Market structure describes how prices organise themselves over time through trends, ranges, and transitions. It’s built on support and resistance levels, swing highs, and swing lows that reveal the dominant trend and show where control shifts between buyers and sellers. Understanding market structure provides context to price movements and helps traders make smarter decisions about entries, exits, and risk management.
How do I identify a swing high and swing low on a crypto chart?
A swing high forms when a price peak is followed by at least two lower highs on both its left and right sides. A swing low is the opposite—a trough with at least two higher lows on either side. Wait for the surrounding candles to close before marking these points to avoid false signals. These turning points reveal where buyers and sellers fought for control and serve as key reference levels for future trading decisions.
What’s the difference between a pullback and a reversal?
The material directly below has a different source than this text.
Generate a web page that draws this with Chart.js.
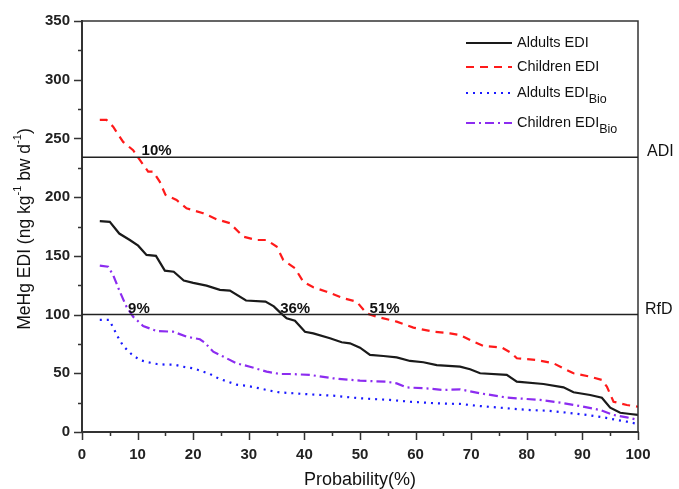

Pullbacks are temporary pauses within an established trend that remain shallow and respect key support or resistance levels, typically with lower volume. Reversals, however, break these key levels decisively with higher volume and momentum, completely breaking the trend structure. During pullbacks, the last major swing point in the trend remains intact, whilst reversals violate these critical levels.
Why should beginners start with higher timeframes when learning market structure?
Daily and weekly charts present clearer signals with less market noise, making them ideal for beginners. Higher timeframe candles contain far more volume and liquidity than shorter periods, producing cleaner levels, more obvious chart patterns, and clearer trading signals. This reduces emotional reactions and constant monitoring, allowing new traders to make confident decisions whilst building positive trading habits.